Animali e uomini, teorie e argomenti si rincorrono nelle opere di La Capria creando, negli anni, una successione tra i libri, “come in una bibliografia: ognuno sembra scavallare, smottare in quello successivo“. Lo scrittore ricama da compositore il tema principale di un film, una “musichetta“, aggiungendo variazioni alla corrispettiva scena. E con il passare del tempo e delle pagine, “la musica cambia leggermente, diventa un’altra cosa“. Esattamente come la strofa di una canzone che ama dispendere nelle lettere de L’amorosa inchiesta (2006) e nei film di cui cura la sceneggiatura, Leoni al sole (1961) e Sabato, domenica e lunedì (1990):

E va bene / è cosa da niente / tutto si accomoda / pacatamente“.

Se la letteratura è il suo esercizio solitario di elucubrazione, il cinema è lavoro di squadra, diviso con gli amici di gioventù, napoletani che si riconoscono per appartenenza politica e destino comune da esiliato volontario: il trasferimento a Roma.

Con Francesco Rosi, Le mani sulla città (1963), Uomini contro (1970) e Cristo si è fermato a Eboli (1979) attraversa il realismo per stravolgere il cinema d’inchiesta, dedicarsi alla storia italiana e usare l’immagine come denuncia.

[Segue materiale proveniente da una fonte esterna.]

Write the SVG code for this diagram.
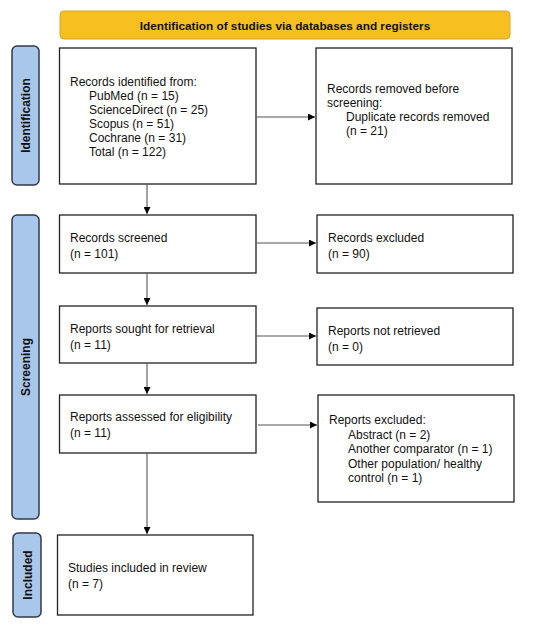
<svg xmlns="http://www.w3.org/2000/svg" width="550" height="625" viewBox="0 0 550 625">
<defs>
<marker id="ah" viewBox="0 0 10 10" refX="10" refY="5" markerWidth="7" markerHeight="7" markerUnits="userSpaceOnUse" orient="auto">
<path d="M0,0 L10,5 L0,10 z" fill="#000"/>
</marker>
<style>
.box{fill:#fff;stroke:#222;stroke-width:1.3}
.side{fill:#a9c7ea;stroke:#333a44;stroke-width:1.5}
.t{font-family:"Liberation Sans",Arial,sans-serif;font-size:12px;fill:#111}
.s{font-family:"Liberation Sans",Arial,sans-serif;font-size:12px;font-weight:bold;fill:#111}
.b{font-family:"Liberation Sans",Arial,sans-serif;font-size:11.8px;font-weight:bold;fill:#111}
.c{fill:none;stroke:#555;stroke-width:1.1;marker-end:url(#ah)}
</style>
</defs>
<rect width="550" height="625" fill="#fff"/>
<g id="banner">
<rect x="60" y="11" width="450" height="28" rx="4" fill="#f7bf1f" stroke="#d8a62a" stroke-width="1"/>
<text class="b" x="285" y="29.5" text-anchor="middle">Identification of studies via databases and registers</text>
</g>
<g id="side-identification">
<rect class="side" x="12" y="46" width="27" height="139" rx="5"/>
<text class="s" transform="translate(30,115.5) rotate(-90)" text-anchor="middle">Identification</text>
</g>
<g id="side-screening">
<rect class="side" x="12" y="215" width="27" height="304" rx="5"/>
<text class="s" transform="translate(30,367) rotate(-90)" text-anchor="middle">Screening</text>
</g>
<g id="side-included">
<rect class="side" x="13" y="533" width="28" height="84" rx="5"/>
<text class="s" transform="translate(31.5,575) rotate(-90)" text-anchor="middle">Included</text>
</g>
<g id="records-identified">
<rect class="box" x="59.5" y="48" width="196.5" height="136"/>
<text class="t" x="70" y="86">Records identified from:<tspan x="89" dy="14">PubMed (n = 15)</tspan><tspan x="89" dy="14">ScienceDirect (n = 25)</tspan><tspan x="89" dy="14">Scopus (n = 51)</tspan><tspan x="89" dy="14">Cochrane (n = 31)</tspan><tspan x="89" dy="14">Total (n = 122)</tspan></text>
</g>
<g id="records-removed">
<rect class="box" x="316" y="48" width="196" height="136"/>
<text class="t" x="327" y="93">Records removed before<tspan x="327" dy="14">screening:</tspan><tspan x="346" dy="14">Duplicate records removed</tspan><tspan x="346" dy="14">(n = 21)</tspan></text>
</g>
<g id="records-screened">
<rect class="box" x="59.5" y="215" width="196.5" height="58"/>
<text class="t" x="70" y="242">Records screened<tspan x="70" dy="16">(n = 101)</tspan></text>
</g>
<g id="records-excluded">
<rect class="box" x="317" y="215" width="196" height="58"/>
<text class="t" x="328" y="242">Records excluded<tspan x="328" dy="16">(n = 90)</tspan></text>
</g>
<g id="reports-sought">
<rect class="box" x="59.5" y="306" width="196.5" height="57"/>
<text class="t" x="70" y="333">Reports sought for retrieval<tspan x="70" dy="16">(n = 11)</tspan></text>
</g>
<g id="reports-not-retrieved">
<rect class="box" x="317" y="308" width="196" height="57"/>
<text class="t" x="328" y="335">Reports not retrieved<tspan x="328" dy="16">(n = 0)</tspan></text>
</g>
<g id="reports-assessed">
<rect class="box" x="59.5" y="395" width="196.5" height="58"/>
<text class="t" x="70" y="421">Reports assessed for eligibility<tspan x="70" dy="16">(n = 11)</tspan></text>
</g>
<g id="reports-excluded">
<rect class="box" x="318" y="395" width="196" height="107"/>
<text class="t" x="329" y="424">Reports excluded:<tspan x="348" dy="14.5">Abstract (n = 2)</tspan><tspan x="348" dy="14.5">Another comparator (n = 1)</tspan><tspan x="348" dy="14.5">Other population/ healthy</tspan><tspan x="348" dy="14.5">control (n = 1)</tspan></text>
</g>
<g id="studies-included">
<rect class="box" x="57.5" y="535" width="195.5" height="80"/>
<text class="t" x="68" y="572">Studies included in review<tspan x="68" dy="16">(n = 7)</tspan></text>
</g>
<g id="connectors">
<path class="c" d="M256,117 H315"/>
<path class="c" d="M147,184 V214"/>
<path class="c" d="M256,243 H316"/>
<path class="c" d="M147,273 V305"/>
<path class="c" d="M256,336 H316"/>
<path class="c" d="M147,363 V394"/>
<path class="c" d="M258,425 H317"/>
<path class="c" d="M147,453 V534"/>
</g>
</svg>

Per Giuseppe Patroni Griffi e Identikit (1974) fallisce l’incursione nel genere drammatico, ma è grazie a Vittorio Caprioli e Leoni al sole (1961) che La Capria ha l’opportunità di dilatare la “bella giornata” di Ferito a morte per trasformarla da parola in sequenza. Un film che esprime la “bellezza attesa” della giovinezza, trascorsa tra la dismissione di ogni responsabilità e un tuffo ad angelo dagli scogli.

Ha conosciuto, per sua stessa ammissione, felicità e fortuna, una lunga vita trascorsa come in villeggiatura, ridendo con il fratello Pelos, amando Ilaria Occhini – un dono così grande da sentirsi allo stesso tempo dio e temere l’invidia divina – ricevendo un premio Strega e un Campiello, continuando a girare nella mente e nei libri tra le vie di Napoli, culla e custode madre di un’infanzia che si rispecchiava nell’acqua cristallina di Posillipo.

E se anche non sono mancate preoccupazioni e qualche delusione, ha continuato la sua escursione con passo leggero, perché in fin dei conti: tutto si accomoda, pacatamente.